Glenn Crellin, director of the Washington Center for Real Estate Research at Washington State University says “most sellers are still coming out well ahead of where they started” because prices have appreciated so dramatically. Even in a slower market “some people will still be able to come out with substantial profits,” he says.
Unless you are in a rush to sell, there’s no need to jump at the first offer that comes along, especially if you don’t think it’s reasonable.
Greg McBride, senior financial analyst with bankrate.com, says the interest rate environment “is still very conducive to home buying, and I think that’s a neglected part of the story.” McBride says the run-up in home prices has been more of a barrier to sales than the relatively small increase in interest rates.
Even though the average rate for a 30-year fixed mortgage has risen about one percentage point over the past year, at 6.7 percent it is still relatively low by historical standards.
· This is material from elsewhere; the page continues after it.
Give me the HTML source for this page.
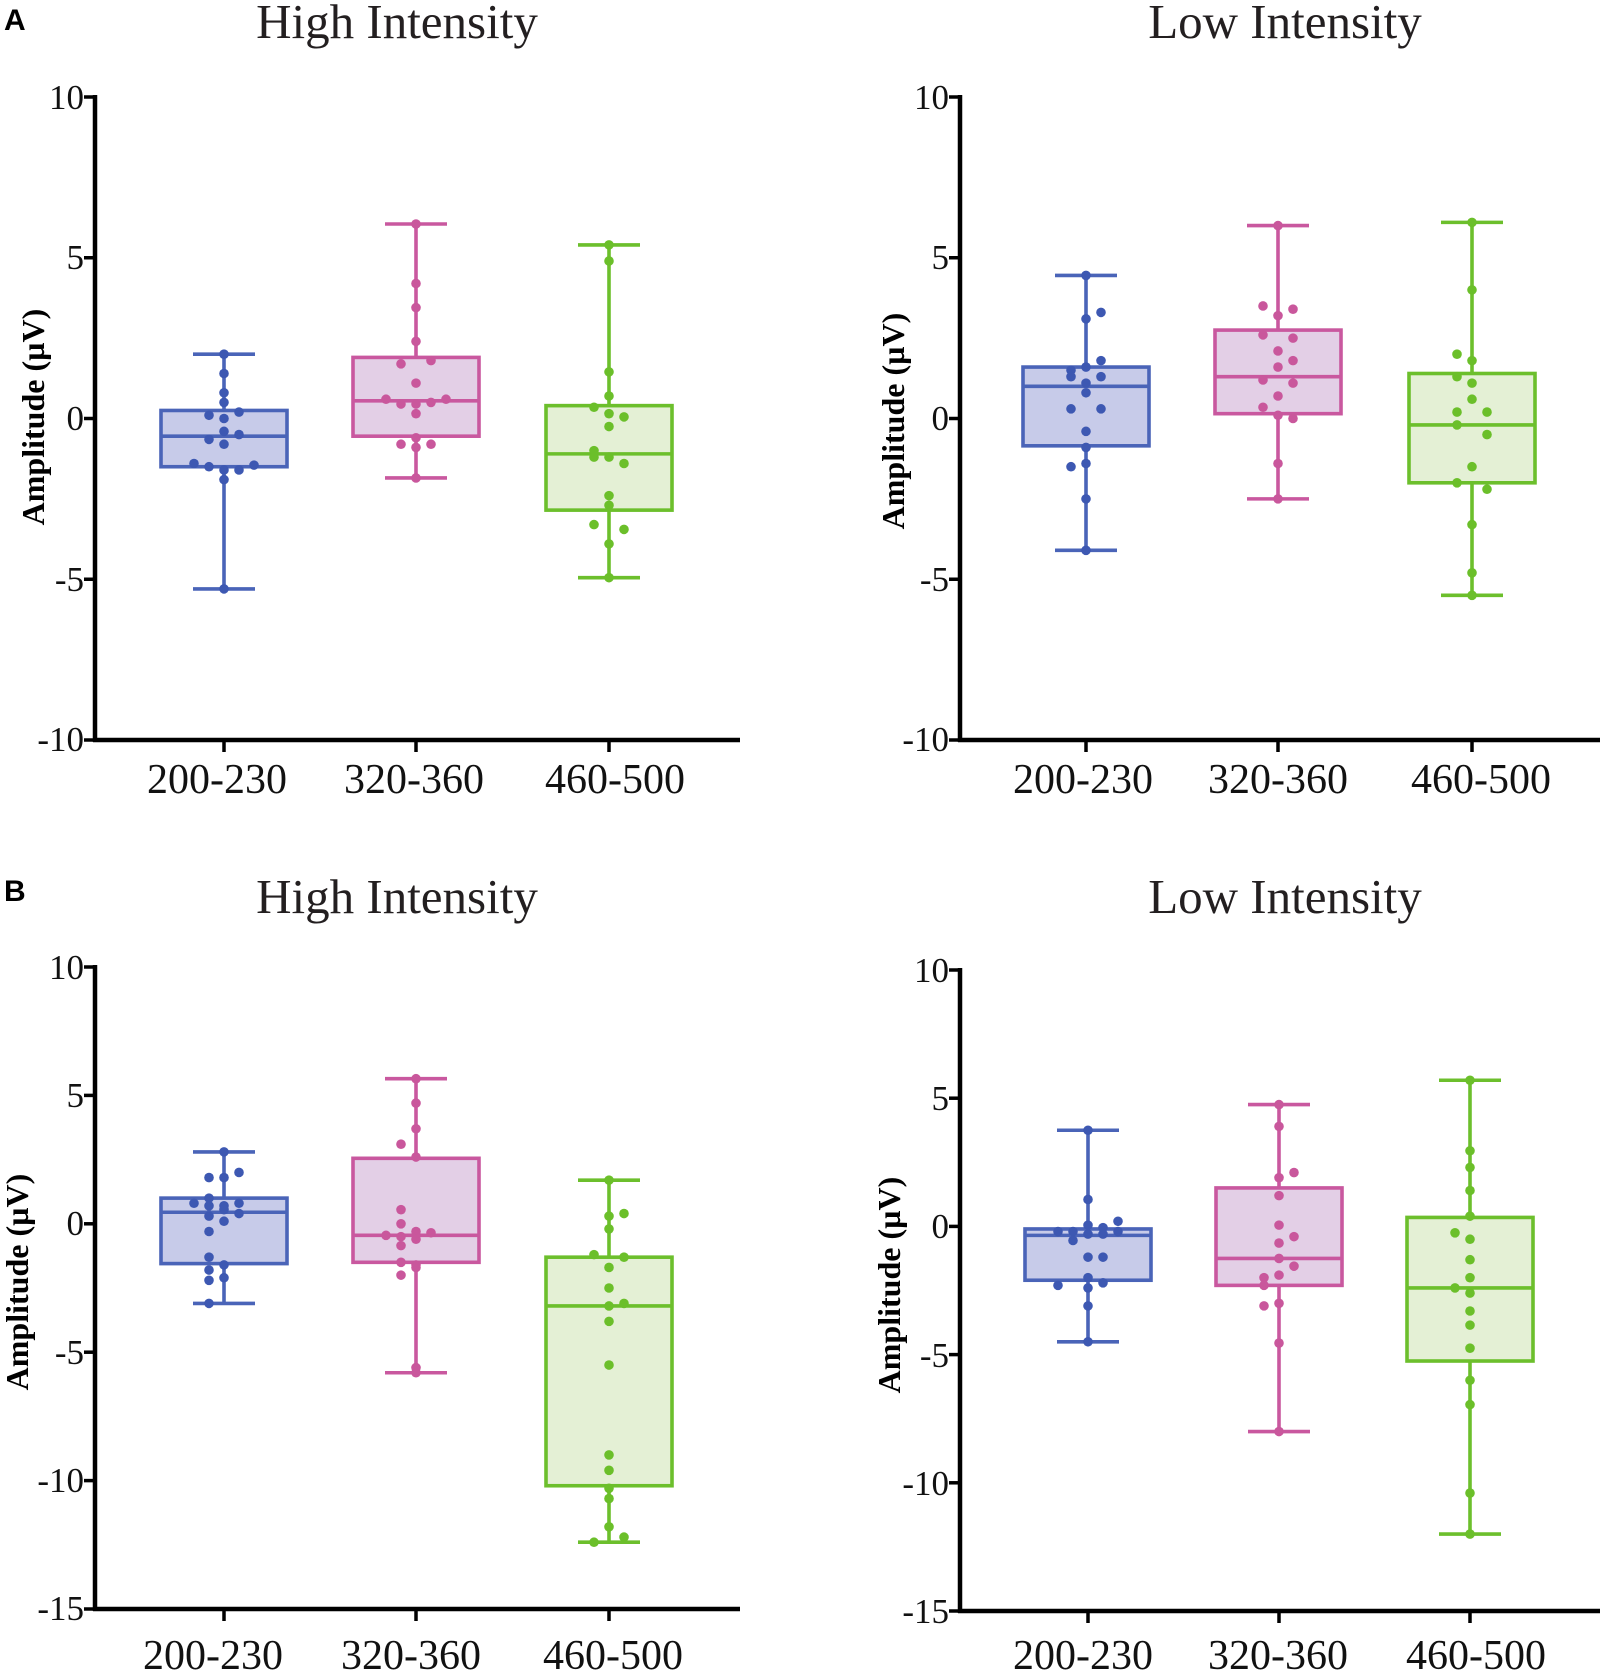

Bankrate's figures show a 30-year fixed loan averaged 6.9 percent over the past 10 years and 8 percent over the past 20 years. So McBride says, "6.7 percent is still a very attractive rate." He expects the rate to average 6.9 percent in the second half of the year.
Buyers can take time
In most parts of the country, the return to more normal market conditions means buyers have the time to shop around and find the house that’s right for them rather than making an offer just to get something.
“Buyers today have plenty of negotiating power,” says syndicated real estate columnist Ilyce Glink, author of "100 Questions Every Home Seller Should Ask." “So buyers have the opportunity to really survey the landscape and decide what it is they want for their money.”
If you’re buying a new home, Glink says, you should expect the developer to offer some nice perks to close the deal. These could include better kitchen appliances, upgraded countertops, tile, paint or bathroom fixtures plus discounts for adding a bigger garage or extra rooms. You might also be able to negotiate a lower price or cash bonuses.
Realtor Emmett Smith tells me that builders around Richmond, Va., are even buying down interest rates, offering 5.5 percent on 30-year fixed loans, with no points and no origination fees.
Glink suggests exploring all the homes in an area. Compare prices and amenities. Then make an offer “based on reasonable expectations for growth going forward as opposed to thinking that everything is going to go up in value 10 to 20 percent annually forever.” An impulse purchase, she points out, “might be more expensive and prove even more costly down the line.”